Arcimboldo, peintre de la pensée
On peut prendre plaisir à chercher comment le visage et le torse de cette allégorie prend chair dans l'imbrication des mammifères et reptiles marins, poissons, crustacés et coraux.
Il faut reconnaître que ce peintre est maître dans l'art des anamorphoses.
Certes, les correspondances entre une partie du corps et la faune marine utilisée sont parfois plus ou plus heureuses…
comme cette raie qui aplatit trop la joue.
Giuseppe Arcimboldo – L'eau – 1566
Huile sur bois d'aulne, Vienne, Kunsthistorisches Museum
Il faut s'approcher suffisamment près du tableau pour pénétrer dans ce filet de pêche miraculeuse (anguilles, crabes, écrevisses, hippocampes, murènes, perles, phoques, raies, sèches, tortues…) et ainsi oublier le portrait.
Laisser son esprit flotter dans ce monde marin pour s'imprégner de la thématique aquatique et en déceler les valeurs individuelles, émotionnelles et culturelles.

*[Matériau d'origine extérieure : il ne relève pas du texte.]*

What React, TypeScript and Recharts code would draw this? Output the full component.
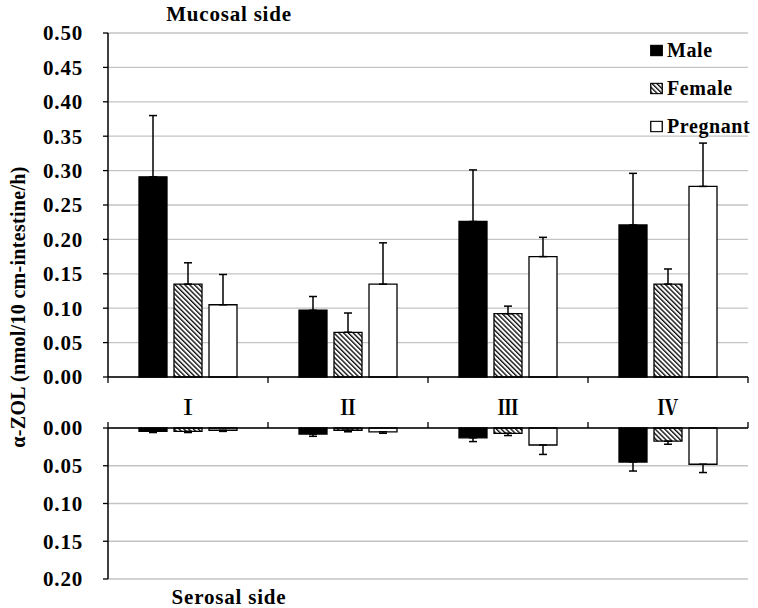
import React from 'react';
import { BarChart, Bar, XAxis, YAxis, CartesianGrid, ErrorBar } from 'recharts';

// categories (intestinal segments)
const categories = ['Ⅰ', 'Ⅱ', 'Ⅲ', 'Ⅳ'];

// mucosal side (upper panel)
const mucosalMale = [0.291, 0.097, 0.226, 0.221];
const mucosalMaleErr = [0.089, 0.02, 0.075, 0.075];
const mucosalFemale = [0.135, 0.065, 0.092, 0.135];
const mucosalFemaleErr = [0.031, 0.028, 0.011, 0.022];
const mucosalPregnant = [0.105, 0.135, 0.175, 0.277];
const mucosalPregnantErr = [0.044, 0.06, 0.028, 0.063];

// serosal side (lower panel, drawn downwards)
const serosalMale = [0.0045, 0.008, 0.013, 0.045];
const serosalMaleErr = [0.0015, 0.003, 0.005, 0.012];
const serosalFemale = [0.0045, 0.003, 0.007, 0.0175];
const serosalFemaleErr = [0.0015, 0.002, 0.003, 0.004];
const serosalPregnant = [0.003, 0.005, 0.0225, 0.048];
const serosalPregnantErr = [0.0015, 0.002, 0.0125, 0.011];

const mucosalTicks = [0, 0.05, 0.1, 0.15, 0.2, 0.25, 0.3, 0.35, 0.4, 0.45, 0.5];
const serosalTicks = [0, 0.05, 0.1, 0.15, 0.2];

const seriesNames = ['Male', 'Female', 'Pregnant'];

const mucosalData = categories.map((name, i) => ({
  name,
  male: mucosalMale[i],
  maleErr: [0, mucosalMaleErr[i]],
  female: mucosalFemale[i],
  femaleErr: [0, mucosalFemaleErr[i]],
  pregnant: mucosalPregnant[i],
  pregnantErr: [0, mucosalPregnantErr[i]],
}));

const serosalData = categories.map((name, i) => ({
  name,
  male: serosalMale[i],
  maleErr: [0, serosalMaleErr[i]],
  female: serosalFemale[i],
  femaleErr: [0, serosalFemaleErr[i]],
  pregnant: serosalPregnant[i],
  pregnantErr: [0, serosalPregnantErr[i]],
}));

const FONT = '"Liberation Serif", "Times New Roman", serif';
const NUMERAL_FONT = '"Noto Serif CJK JP", "Liberation Serif", serif';
const HALF_BAND = 80; // half of a category band (plot width 640 / 4 / 2)
const tickStyle = { fill: '#000', fontFamily: FONT, fontWeight: 700, fontSize: 21, letterSpacing: 0.8 };
const fmt = (v: number) => v.toFixed(2);

const HatchDefs = ({ id }: { id: string }) => (
  <defs>
    <pattern id={id} patternUnits="userSpaceOnUse" width={3.4} height={3.4} patternTransform="rotate(-45)">
      <rect width={3.4} height={3.4} fill="#fff" />
      <line x1={0.7} y1={0} x2={0.7} y2={3.4} stroke="#000" strokeWidth={1.3} />
    </pattern>
  </defs>
);

const TopTick = (props: any) => {
  const { x, y, payload, index, visibleTicksCount } = props;
  const last = index === visibleTicksCount - 1;
  return (
    <g>
      <line x1={x - HALF_BAND} y1={y} x2={x - HALF_BAND} y2={y + 6} stroke="#000" strokeWidth={1.3} />
      {last && <line x1={x + HALF_BAND} y1={y} x2={x + HALF_BAND} y2={y + 6} stroke="#000" strokeWidth={1.3} />}
      <text
        x={x}
        y={y + 29}
        textAnchor="middle"
        dominantBaseline="central"
        fill="#000"
        fontFamily={NUMERAL_FONT}
        fontWeight={700}
        fontSize={21}
      >
        {payload.value}
      </text>
    </g>
  );
};

const BottomTick = (props: any) => {
  const { x, y, index, visibleTicksCount } = props;
  const last = index === visibleTicksCount - 1;
  return (
    <g>
      <line x1={x - HALF_BAND} y1={y} x2={x - HALF_BAND} y2={y - 6} stroke="#000" strokeWidth={1.3} />
      {last && <line x1={x + HALF_BAND} y1={y} x2={x + HALF_BAND} y2={y - 6} stroke="#000" strokeWidth={1.3} />}
    </g>
  );
};

const bars = (hatchId: string) => [
  <Bar key="m" dataKey="male" name="Male" fill="#000" stroke="#000" strokeWidth={1.3} isAnimationActive={false}>
    <ErrorBar dataKey="maleErr" width={4} stroke="#000" strokeWidth={1.5} direction="y" />
  </Bar>,
  <Bar key="f" dataKey="female" name="Female" fill={`url(#${hatchId})`} stroke="#000" strokeWidth={1.3} isAnimationActive={false}>
    <ErrorBar dataKey="femaleErr" width={4} stroke="#000" strokeWidth={1.5} direction="y" />
  </Bar>,
  <Bar key="p" dataKey="pregnant" name="Pregnant" fill="#fff" stroke="#000" strokeWidth={1.3} isAnimationActive={false}>
    <ErrorBar dataKey="pregnantErr" width={4} stroke="#000" strokeWidth={1.5} direction="y" />
  </Bar>,
];

const LegendIcon = ({ kind }: { kind: number }) => (
  <svg width={13} height={12} style={{ marginRight: 4 }}>
    <HatchDefs id={`hatchLegend${kind}`} />
    <rect
      x={0.75}
      y={0.75}
      width={11.5}
      height={10.5}
      fill={kind === 0 ? '#000' : kind === 1 ? `url(#hatchLegend${kind})` : '#fff'}
      stroke="#000"
      strokeWidth={1.3}
    />
  </svg>
);

const textStyle: React.CSSProperties = {
  position: 'absolute',
  fontFamily: FONT,
  fontWeight: 700,
  fontSize: 21,
  letterSpacing: 0.8,
  color: '#000',
  whiteSpace: 'nowrap',
};

export default function App() {
  return (
    <div style={{ position: 'relative', width: 758, height: 608, background: '#fff', overflow: 'hidden' }}>
      <style>{'body{margin:0}'}</style>

      <div style={{ position: 'absolute', left: 0, top: 400 }}>
        <BarChart
          width={758}
          height={208}
          data={serosalData}
          margin={{ top: 22, right: 10, left: 0, bottom: 29 }}
          barGap={7}
          barCategoryGap={31}
        >
          <HatchDefs id="hatchBottom" />
          <CartesianGrid vertical={false} stroke="#c4c4c4" strokeWidth={1.3} />
          <XAxis
            dataKey="name"
            orientation="top"
            height={6}
            axisLine={{ stroke: '#000', strokeWidth: 1.5 }}
            tickLine={false}
            tickSize={0}
            tickMargin={0}
            tick={<BottomTick />}
            interval={0}
          />
          <YAxis
            width={108}
            reversed
            domain={[0, 0.2]}
            ticks={serosalTicks}
            tickFormatter={fmt}
            axisLine={{ stroke: '#000', strokeWidth: 1.5 }}
            tickLine={{ stroke: '#000', strokeWidth: 1.3 }}
            tickSize={5}
            tickMargin={20}
            tick={tickStyle}
            interval={0}
          />
          {bars('hatchBottom')}
        </BarChart>
      </div>

      <div style={{ position: 'absolute', left: 0, top: 0 }}>
        <BarChart
          width={758}
          height={420}
          data={mucosalData}
          margin={{ top: 33, right: 10, left: 0, bottom: 0 }}
          barGap={7}
          barCategoryGap={31}
        >
          <HatchDefs id="hatchTop" />
          <CartesianGrid vertical={false} stroke="#c4c4c4" strokeWidth={1.3} />
          <XAxis
            dataKey="name"
            height={43}
            axisLine={{ stroke: '#000', strokeWidth: 1.5 }}
            tickLine={false}
            tickSize={0}
            tickMargin={0}
            tick={<TopTick />}
            interval={0}
          />
          <YAxis
            width={108}
            domain={[0, 0.5]}
            ticks={mucosalTicks}
            tickFormatter={fmt}
            axisLine={{ stroke: '#000', strokeWidth: 1.5 }}
            tickLine={{ stroke: '#000', strokeWidth: 1.3 }}
            tickSize={5}
            tickMargin={20}
            tick={tickStyle}
            interval={0}
          />
          {bars('hatchTop')}
        </BarChart>
      </div>

      <div style={{ ...textStyle, left: 229, top: 14, transform: 'translate(-50%, -50%)' }}>Mucosal side</div>
      <div style={{ ...textStyle, left: 229, top: 597, transform: 'translate(-50%, -50%)' }}>Serosal side</div>
      <div style={{ ...textStyle, fontSize: 20, letterSpacing: 0.3, left: 18, top: 307, transform: 'translate(-50%, -50%) rotate(-90deg)' }}>
        α-ZOL (nmol/10 cm-intestine/h)
      </div>

      {seriesNames.map((s, i) => (
        <div
          key={s}
          style={{
            ...textStyle,
            fontSize: 20,
            letterSpacing: 0.6,
            left: 650,
            top: 50 + i * 38,
            transform: 'translateY(-50%)',
            display: 'flex',
            alignItems: 'center',
          }}
        >
          <LegendIcon kind={i} />
          {s}
        </div>
      ))}
    </div>
  );
}
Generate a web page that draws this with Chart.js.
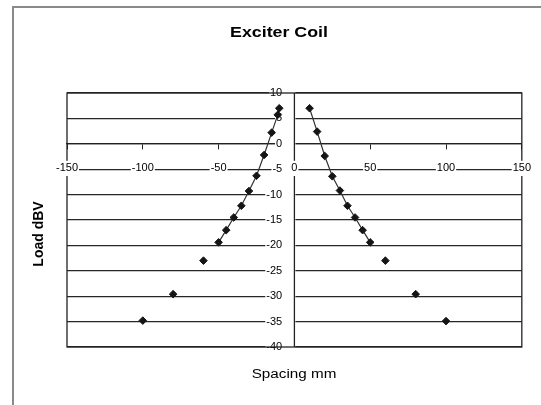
<!DOCTYPE html>
<html>
<head>
<meta charset="utf-8">
<script src="https://cdn.jsdelivr.net/npm/chart.js@4.4.1/dist/chart.umd.min.js"></script>
<style>
  body { margin: 0; background: #fff; overflow: hidden; }
</style>
</head>
<body>
<canvas id="coil_chart" width="544" height="405"></canvas>
<script>
// measured points, spacing in mm and level in dBV
const leftX = [-10, -11, -15, -20, -25, -30, -35, -40, -45, -50];
const leftY = [7.0, 5.7, 2.2, -2.2, -6.3, -9.3, -12.2, -14.5, -17.0, -19.4];
const rightX = [10, 15, 20, 25, 30, 35, 40, 45, 50];
const rightY = [7.0, 2.4, -2.4, -6.4, -9.2, -12.2, -14.5, -17.0, -19.4];
const farX = [-100, -80, -60, 60, 80, 100];
const farY = [-34.8, -29.6, -23.0, -23.0, -29.6, -34.9];

const xTicks = [-150, -100, -50, 0, 50, 100, 150];
const yTicks = [-40, -35, -30, -25, -20, -15, -10, -5, 0, 5, 10];

const chartTitle = "Exciter Coil";
const xTitle = "Spacing mm";
const yTitle = "Load dBV";

function pts(xs, ys) {
  return xs.map((x, i) => ({ x: x, y: ys[i] }));
}

const markerStyle = {
  pointStyle: "rectRot",
  pointRadius: 3.8,
  pointBackgroundColor: "#151515",
  pointBorderColor: "#151515",
  pointBorderWidth: 1,
};

// frame, plot border, y axis line and the three captions
const decor = {
  id: "decor",
  beforeDraw(chart) {
    const c = chart.ctx;
    c.save();
    c.strokeStyle = "#8a8a8a";
    c.lineWidth = 2;
    c.strokeRect(13, 7, 600, 600);
    c.restore();
  },
  beforeDatasetsDraw(chart) {
    const a = chart.chartArea;
    const c = chart.ctx;
    const x0 = chart.scales.x.getPixelForValue(0);
    c.save();
    c.strokeStyle = "#222";
    c.lineWidth = 1.3;
    c.strokeRect(a.left, a.top, a.right - a.left, a.bottom - a.top);
    c.beginPath();
    c.moveTo(x0, a.top);
    c.lineTo(x0, a.bottom);
    c.stroke();
    c.restore();
  },
  afterDraw(chart) {
    const c = chart.ctx;
    c.save();
    c.fillStyle = "#000";
    c.textAlign = "center";
    c.textBaseline = "middle";

    c.save();
    c.translate(279, 33);
    c.scale(1.27, 1);
    c.font = "bold 14px 'Liberation Sans', Arial";
    c.fillText(chartTitle, 0, 0);
    c.restore();

    c.save();
    c.translate(294, 375);
    c.scale(1.27, 1);
    c.font = "12px 'Liberation Sans', Arial";
    c.fillText(xTitle, 0, 0);
    c.restore();

    c.save();
    c.translate(39, 234);
    c.rotate(-Math.PI / 2);
    c.font = "bold 14px 'Liberation Sans', Arial";
    c.fillText(yTitle, 0, 0);
    c.restore();

    c.restore();
  },
};

let ctx = document.getElementById("coil_chart").getContext("2d");
let coilChart = new Chart(ctx, {
  type: "scatter",
  data: {
    datasets: [
      Object.assign({ label: "left", data: pts(leftX, leftY), showLine: true, borderColor: "#333", borderWidth: 1.2 }, markerStyle),
      Object.assign({ label: "right", data: pts(rightX, rightY), showLine: true, borderColor: "#333", borderWidth: 1.2 }, markerStyle),
      Object.assign({ label: "far", data: pts(farX, farY), showLine: false }, markerStyle),
    ],
  },
  options: {
    responsive: false,
    animation: false,
    devicePixelRatio: 1,
    layout: {
      padding: { left: 67, right: 16, top: 93, bottom: 58 },
    },
    plugins: {
      legend: { display: false },
      tooltip: { enabled: false },
      title: { display: false },
    },
    scales: {
      x: {
        type: "linear",
        position: { y: 0 },
        min: -150,
        max: 150,
        afterBuildTicks: (axis) => { axis.ticks = xTicks.map((v) => ({ value: v })); },
        grid: { display: true, drawOnChartArea: false, drawTicks: true, tickLength: 5, color: "#222" },
        border: { display: true, color: "#222", width: 1.3 },
        ticks: {
          z: 1,
          padding: 13,
          color: "#000",
          font: { family: "'Liberation Sans', Arial", size: 11 },
          maxRotation: 0,
          showLabelBackdrop: true,
          backdropColor: "#fff",
          backdropPadding: 1,
        },
      },
      y: {
        type: "linear",
        position: { x: 0 },
        min: -40,
        max: 10,
        afterBuildTicks: (axis) => { axis.ticks = yTicks.map((v) => ({ value: v })); },
        grid: { display: true, drawOnChartArea: true, drawTicks: false, color: "#262626", lineWidth: 1.3 },
        border: { display: false },
        ticks: {
          // centred axes ignore padding, so keep the labels off the axis line
          callback: (v) => v + "    ",
          color: "#000",
          font: { family: "'Liberation Sans', Arial", size: 11 },
          showLabelBackdrop: true,
          backdropColor: "#fff",
          backdropPadding: 1,
        },
      },
    },
  },
  plugins: [decor],
});
</script>
</body>
</html>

Autrement dit, s'approcher de l'œuvre pour plonger dans son abstraction et y lire un ordre de la nature et, pourquoi pas, un ordre de la pensée.
Ainsi, Arcimboldo n'est pas seulement un peintre de « Natures mortes », technicien virtuose de la reconstitution d'images. Il est aussi celui qui condense parfaitement une entité concrète (ici, la faune marine) pour en faire une unité abstraite (ordre de la nature, de la pensée…).